Determine if the series $\sum_{n=1}^∞ \frac{(8^n)}{n!}$ converges

Question

I know that it converges for n > 16 by the ratio test because I looked at the answer key but am completely lost by the answer keys work.

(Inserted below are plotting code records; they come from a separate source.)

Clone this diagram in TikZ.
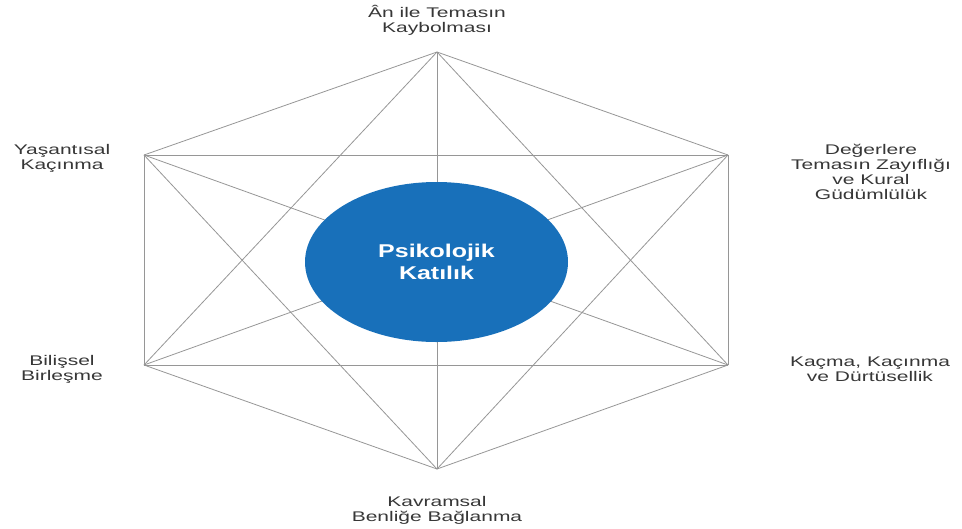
\documentclass[tikz,border=0pt]{standalone}
\usepackage{fontspec}
\setmainfont{Liberation Sans}[FakeStretch=1.5]
\newfontfamily\centerfont{Liberation Sans}[FakeStretch=1.35]
\usepackage{xcolor}
\usepackage{tikz}
\usetikzlibrary{shapes.geometric}
\definecolor{hexblue}{RGB}{24,112,186}
\definecolor{hexline}{RGB}{150,150,150}
\definecolor{hextext}{RGB}{55,55,55}

\begin{document}
\begin{tikzpicture}[x=1pt, y=-1pt, every node/.style={font=\fontsize{14}{15}\selectfont, text=hextext, align=center}]
        \useasboundingbox (0,0) rectangle (962,528);

        \foreach \x/\y/\name in {437/52/v1,728/155/v2,728/365/v3,437/469/v4,144/365/v5,144/155/v6} {
            \coordinate (\name) at (\x,\y);
        }
        % every corner joined to every other one
        \foreach \i in {1,...,5} {
            \pgfmathtruncatemacro{\j}{\i+1}
            \foreach \k in {\j,...,6} {
                \draw[hexline, line width=0.8pt] (v\i) -- (v\k);
            }
        }

        \node[ellipse, fill=hexblue, minimum width=263pt, minimum height=160pt, inner sep=0pt,
              text=white, font=\centerfont\bfseries\fontsize{18.5}{22.5}\selectfont] (core) at (436.5,262) {Psikolojik\\Katılık};

        \node (top) at (437,20) {Ân ile Temasın\\Kaybolması};
        \node (ul) at (62,158) {Yaşantısal\\Kaçınma};
        \node (ur) at (871,172) {Değerlere\\Temasın Zayıflığı\\ve Kural\\Güdümlülük};
        \node (ll) at (62,369) {Bilişsel\\Birleşme};
        \node (lr) at (870,369) {Kaçma, Kaçınma\\ve Dürtüsellik};
        \node (bot) at (437,510) {Kavramsal\\Benliğe Bağlanma};
    \end{tikzpicture}
\end{document}
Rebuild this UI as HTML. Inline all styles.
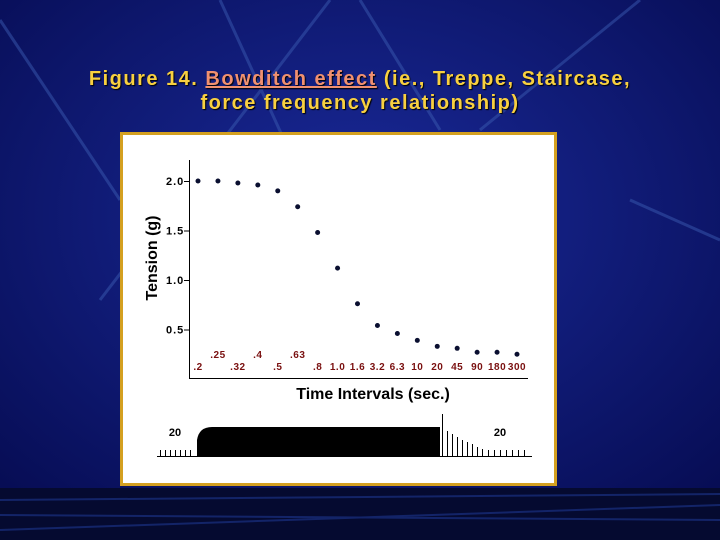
<!DOCTYPE html>
<html><head><meta charset="utf-8"><style>
body{margin:0;width:720px;height:540px;overflow:hidden;background:#0b1466;font-family:"Liberation Sans",sans-serif}
#bg{position:absolute;left:0;top:0}
.t{position:absolute;left:0;width:720px;text-align:center;color:#f8d040;font-weight:bold;font-size:20px;letter-spacing:1.5px;text-shadow:1px 1px 1px #000}
.lk{color:#f09070;text-decoration:underline}
</style></head><body>
<svg id="bg" width="720" height="540">
<defs><radialGradient id="g" cx="50%" cy="40%" r="70%"><stop offset="0" stop-color="#1a2a9a"/><stop offset="1" stop-color="#070d55"/></radialGradient></defs>
<rect width="720" height="540" fill="url(#g)"/>
<g stroke="#3a5ab0" stroke-width="3" opacity="0.5" fill="none">
<line x1="100" y1="300" x2="330" y2="0"/><line x1="220" y1="0" x2="330" y2="240"/><line x1="360" y1="0" x2="440" y2="130"/><line x1="480" y1="130" x2="640" y2="0"/><line x1="630" y1="200" x2="720" y2="240"/><line x1="0" y1="20" x2="120" y2="200"/>
</g>
<rect x="0" y="488" width="720" height="52" fill="#050a30"/>
<g stroke="#1a2f80" stroke-width="2" opacity="0.7"><line x1="0" y1="500" x2="720" y2="494"/><line x1="0" y1="515" x2="720" y2="520"/><line x1="0" y1="530" x2="720" y2="505"/></g>
</svg>
<div class="t" style="top:68px">Figure 14. <span class="lk">Bowditch effect</span> (ie., Treppe, Staircase,</div>
<div class="t" style="top:92px">force frequency relationship)</div>
<svg style="position:absolute;left:0;top:0" width="720" height="540" id="chart">
<rect x="121.5" y="133.5" width="434" height="351" fill="#fff" stroke="#d4a020" stroke-width="3"/>
<g id="plot"></g>
</svg>
<script>
const categories=[".2",".25",".32",".4",".5",".63",".8","1.0","1.6","3.2","6.3","10","20","45","90","180","300"];
const tension=[2.0,2.0,1.98,1.96,1.90,1.74,1.48,1.12,0.76,0.54,0.46,0.39,0.33,0.31,0.27,0.27,0.25];
const yTicks=[2.0,1.5,1.0,0.5];
const yTickLabels=["2.0","1.5","1.0","0.5"];
const ns="http://www.w3.org/2000/svg";
const g=document.getElementById('plot');
function xs(i){return 198+i*(517-198)/(categories.length-1);}
function ys(v){return 181+(2-v)*99;}
function mk(t,a,txt){const e=document.createElementNS(ns,t);for(const k in a)e.setAttribute(k,a[k]);if(txt!==undefined)e.textContent=txt;g.appendChild(e);return e;}
let e;
e=mk('line',{x1:189.5,y1:160,x2:189.5,y2:378.5,stroke:'#000','stroke-width':1});


e=mk('line',{x1:189,y1:378.5,x2:528,y2:378.5,stroke:'#000','stroke-width':1});


yTicks.forEach((v,i)=>{
 e=mk('line',{x1:184,x2:189,y1:ys(v)+.5,y2:ys(v)+.5,stroke:'#000'});
 
 
 e=mk('text',{x:166,y:ys(v)+4,'font-size':'11','font-weight':'bold','letter-spacing':'1','font-family':'Liberation Sans',fill:'#000'},yTickLabels[i]);
 
 
});
e=mk('text',{x:0,y:0,transform:'translate(157,258) rotate(-90)','text-anchor':'middle','font-size':'16','font-weight':'bold',fill:'#000'},'Tension (g)');


const upper={1:1,3:1,5:1};
categories.forEach((c,i)=>{
 e=mk('circle',{cx:xs(i),cy:ys(tension[i]),r:2.5,fill:'#0a0f30'});
 
 
 e=mk('text',{x:xs(i),y:upper[i]?358:370,'text-anchor':'middle','font-size':'10','font-weight':'bold','letter-spacing':'0.5',fill:'#7a1010'},c);
 
 
});
e=mk('text',{x:373,y:399,'text-anchor':'middle','font-size':'16','font-weight':'bold',fill:'#000'},'Time Intervals (sec.)');


e=mk('line',{x1:157,y1:456.5,x2:532,y2:456.5,stroke:'#000'});


for(let x=160;x<=191;x+=5){e=mk('line',{x1:x+.5,x2:x+.5,y1:450,y2:456,stroke:'#000'});}
e=mk('path',{d:'M197 456 L197 440 Q199 427 212 427 L440 427 L440 456 Z',fill:'#000'});


const hts=[42,25,22,19,16,14,12,9,7];
hts.forEach((h,i)=>{e=mk('line',{x1:442.5+i*5,x2:442.5+i*5,y1:456-h,y2:456,stroke:'#000'});});
for(let x=488;x<=528;x+=6){e=mk('line',{x1:x+.5,x2:x+.5,y1:450,y2:456,stroke:'#000'});}
e=mk('text',{x:175,y:436,'text-anchor':'middle','font-size':'11','font-weight':'bold',fill:'#000'},'20');


e=mk('text',{x:500,y:436,'text-anchor':'middle','font-size':'11','font-weight':'bold',fill:'#000'},'20');


</script>
</body></html>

Any help would be much appreciated.

Answer 1

So you have $a_n = 8^n/n!$ and so $$ \frac{a_{n+1}}{a_n} = \frac{8^{n+1}/(n+1)!}{8^n/n!} = \frac{8^{n+1}}{8^n} \times \frac{n!}{(n+1)!} = \frac{8}{1} \times\frac{1}{n+1} = \frac{8}{n+1} \to 0... $$

Answer 2

Since $$e^x=\sum_{n=0}^{\infty} \frac{x^n}{n!}$$

Your series is $$-1+\sum_{n=0}^{\infty}\frac{8^n}{n!}=e^8-1$$

Answer 3

As gt6989b pointed out: $$\frac{a_{n+1}}{a_n}=\frac{8}{n+1}$$ When this subjected to ratio test: $$\lim_{n\to\infty}\frac{\vert a_{n+1}\vert}{\vert a_n\vert}=\lim_{n\to\infty}\frac{8}{n+1}\to 0$$ This tells us that $\sum_{n=1}^{\infty} \left(\frac{8^n}{n!}\right)$ converges.